At this point, though, Spinoza will object. To put his point in anachronistic terms, such reflexive horror presupposes a libertarian view of freedom. As this term is used in contemporary philosophical parlance, it has nothing to do with its more common political meaning. Rather, it refers to the notion that in order for me to have done something freely, it must have been possible for me to do otherwise. And, Spinoza thinks this view of freedom is wrong. So to speak, our agency consists, not in doing what might have been otherwise, but rather in the necessities of Nature bringing something about through us—in his terms, in such a way as to be explained more through our own essence than through the essences of other things. Thus, a necessitarian world isn’t one in which we’re helpless at all.

However, all of this can easily strike one as mere intellectual parlor games. Very few philosophers —let alone laypersons—these days are likely to take necessitarianism seriously. Thus, while Spinoza’s criticisms of libertarian views of freedom might be of interest to some philosophers—since, that is, whether freedom is libertarian is a live issue in contemporary philosophy—the view in defense of which Spinoza raises them might seem like a mere historical curiosity.

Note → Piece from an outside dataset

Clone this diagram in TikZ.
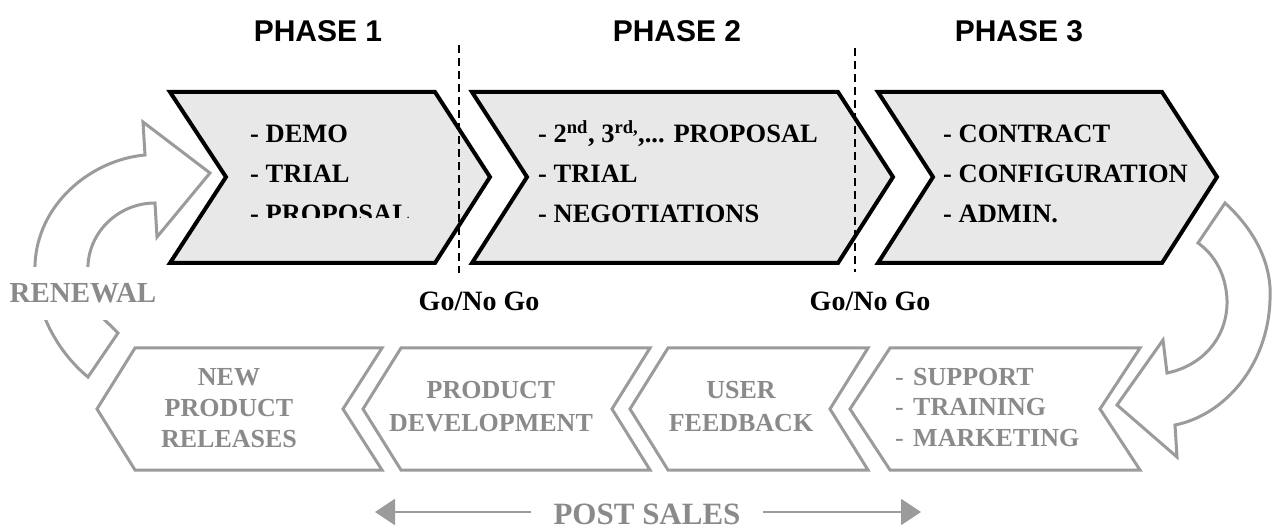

I would like to shift focus, though, to a different element of Spinoza’s views on these matters—one that can to some extent be prised apart both from his views about freedom, and from his necessitarianism itself. That is, Spinoza doesn’t merely argue that horror at a necessitarian world is grounded in mistaken presuppositions about freedom. More than this, as he so often does, he considers what many of us would find to be nightmarish, and argues that, when properly understood, it is, quite the contrary, the source of the profoundest joys.